Wednesday, June 29, 2011

New to the Collection: The Great Dictator (1940)

Every time Saucy adds a new DVD to his increasingly mammoth film collection, he will take the time to provide five indelible scenes that convinced him to spend his hard-earned sheckles on something he could have gotten for free with a DVD burner and a Netflix subscription. This installment discusses The Great Dictator, a 1940 satire of Adolf Hitler and the Third Reich by silent film legend Charles Chaplin.

1.) The Globe Sequence
Easily the film’s most indelible scene, it shows a mad man in love with his own ambitions, oblivious to (or more likely, unmoved by) the calamities his megalomania is having on thousands of “Tomanian” citizens. Also, it is just an incredibly shot, choreographed, and acted sequence by a man as graceful as he was bold. Even showcases some early wire work.


2.) The First Rally Speech
Anyone who has ever seen one of those black-and-white speeches a crazed Adolf Hitler gave to his brainwashed citizens is familiar with Der Fuhrer’s skills as an orator. His cadence, delivery, and, yes, charisma struck fear in the hearts of millions, and drove his civilians and his military to follow him down a twisted rabbit-hole of depravity. This makes it even better to watch Chaplin taking the piss out of Hitler by composing a speech that parodies his harsh rhetoric, replacing it with such violently delivered German nomenclature as “sauerkraut,” “lager beer,” and “cheese and crackers.”

3.) Frying Pan to the Head
In his second role in the film, that of a Jewish barber, Chaplin befriends a beautiful laundress played by Paulette Goddard. When the Jewish barber is assaulted by Tomania’s version of the SS (via the Keystone Kops), the girl tries to help him by wielding a frying pan. While attempting to nail one of the thugs, the girl accidentally whales the barber atop the head. What follows is another opportunity for Chaplin to showcase his ample chops as a physical comedian. The use of music and camerawork makes for a tremendously funny and enjoyable scene.

4.) Storming the Ghetto
No one would ever compare the ghetto-storming sequences in The Great Dictator and Schindler’s List in terms of power and scope. One film is basically a comedy with noble aims, while the other is a heart-wrenching drama. One film features "Nazis" doing the dirty work with backhanded slaps while the other has historically accurate ones doing it with high-powered machine guns. I get it. But I would ask: What is ballsier? A filmmaker (even one as brilliant as Steven Spielberg) making a statement about the Nazi regime 50 years later, or a guy who had the temerity to show their disdain for human life as it was going on, all while the United States government was avoiding condemnation of the deeds under a tenuous claim of neutrality. Chaplin, under the restrictions of the Hollywood Production Code, still manages to show the world the treacherous practices of the Nazi party. The periodic fading-in of his Adenoid Hynkel’s crazed carnival-barking is genius, showing how a man who may seem like a pathetic clown can also strike terror in people’s hearts and drive his constituents to madness.

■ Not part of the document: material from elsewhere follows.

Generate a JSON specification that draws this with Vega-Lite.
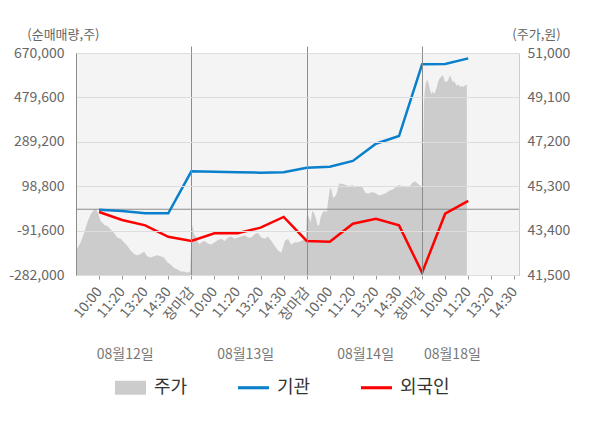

5.) The Second Rally Speech
Under the guise of a case of mistaken identity, Chaplin's Little Tramp wipes off the makeup and addresses the audience, urging them to stand up to Hitler’s tyranny. Soon enough, the world would heed Chaplin’s words and the “Great Dictator” would end up offing himself in a bunker rather than face the wrath of those he tormented. While Hitler’s reign of terror ended too late for countless Jews, The Great Dictator would go down in history as one of the first high-profile pleas for the world to end its ways of appeasement and eliminate Hitler’s regime from German rule. For a film from a largely silent comedian, the scene and the film showed that Chaplin had one of the loudest voices in all of cinema and the world.

Note: YouTube rips were not available for all scenes. Buy the freaking movie!